CPLR § 3211 (a) (1) permits a party to move for dismissal of a cause of action based on a defense founded upon documentary evidence. "Although on a motion to dismiss . . . the facts pleaded are presumed to be true and are accorded every favorable inference, where, as here, the allegations consist of . . . factual claims either inherently incredible or flatly contradicted by documentary evidence, they are not entitled to such consideration" (Beattie v Brown & Wood, 243 AD2d 395 [1st Dept 1997]). Accordingly, "[w]here evidentiary material is submitted and considered on a motion to dismiss a complaint . . . the question becomes whether the plaintiff has a cause of action, not where the plaintiff has stated one" (Young v Campbell, 87 AD3d 692, 693 [2d Dept 2011]). Under these standards, "the court may grant dismissal when documentary evidence submitted conclusively establishes a defense to the asserted claims as a matter of law" (Beal Sav. Bank v Sommer, 8 NY3d 318, 324 [2007]).
New York courts have long held that a petition in an Article 78 proceeding must comply with the rules for a complaint in a plenary action, which generally requires that statements be sufficiently particular to give the court and the parties notice of the material elements of each cause of action or defense (Matter of Oliver v Donovan, 32 AD2d 1036 [2d Dept 1969]; see also Jahn v Patterson, 23 AD2d 688 [2d Dept 1965] [dismissing Article 78 petition where the facts alleged in the petition, even if deemed to be true, did not establish petitioner's right to the relief requested]). Measured against these standards, the petition herein should be dismissed.
Moreover, Petitioners fail to allege facts that are sufficient to disturb the determination. "Where, as here, the [DHR] renders a determination of no probable cause without holding a hearing, the appropriate standard of review is whether the probable cause determination was arbitrary and capricious or lacked a rational basis" (Matter of Gordon v New York State Div. of Human Rights, 126 AD3d 697, 698 [2d Dept 2015]). An action is arbitrary and capricious, or an abuse of discretion, when the action is taken "without sound basis in reason and . . . without regard of the facts" (Matter of Pell v Board of Educ., 34 NY2d 222, 231 [1974]). "The court's function is completed on finding that a rational basis supports the administrative determination" (Matter of Rosario v New York State Div. of Human Rights, 21 Misc 3d 1108[A], 2008 NY Slip Op. 52010[U], *3 (Sup Ct, NY County 2008]), citing Howard v Wyman, 28 NY2d 434 [1971]). [*5]"Where the administrative interpretation is founded on a rational basis, that interpretation should be affirmed even if the court might have come to a different conclusion" (id.). "On review of an agency decision under Article 78, the courts may not second guess the agency's choice, which can be annulled only if arbitrary, capricious, or unsupported by substantial evidence (id. at *4).

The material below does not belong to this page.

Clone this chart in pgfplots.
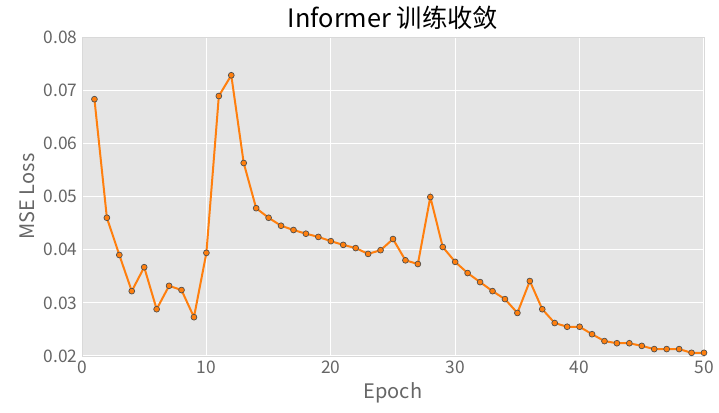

Here, the DHR clearly explained its Determination and related the evidence and reasoning upon which it was based, and Petitioners have not identified a single aspect of the Determination that was erroneous, contrary to the facts and the evidence, or irrational. Moreover, Petitioners have not alleged that the Determination was arbitrary or capricious, let alone identified how the Determination was arbitrary and capricious. Apart from the vague and conclusory allegation that Petitioners believe that they were discriminated against, Petitioners have completely failed to allege any facts that would give rise to the inference that the DHR's Determination was arbitrary and capricious or lacked a rational basis. The documentary evidence supports Respondents' position. Pursuant to the applicable Mitchell-Lama rules, priority for the subject apartment was properly given to an internal applicant.
Moreover, Petitioners failed to name the DHR as a Respondent, and that alone warrants dismissal of Petitioners' petition (see Windy Ridge Farm v Assessor of Town of Shandaken, 11 NY3d 725 [2008]).
Accordingly, the following is hereby ORDERED: Petitioners' petition (MS #1) is DENIED and Respondents' cross-motion (MS #2) to dismiss is GRANTED. The within special proceeding is dismissed with prejudice and Respondents shall have judgment in their favor.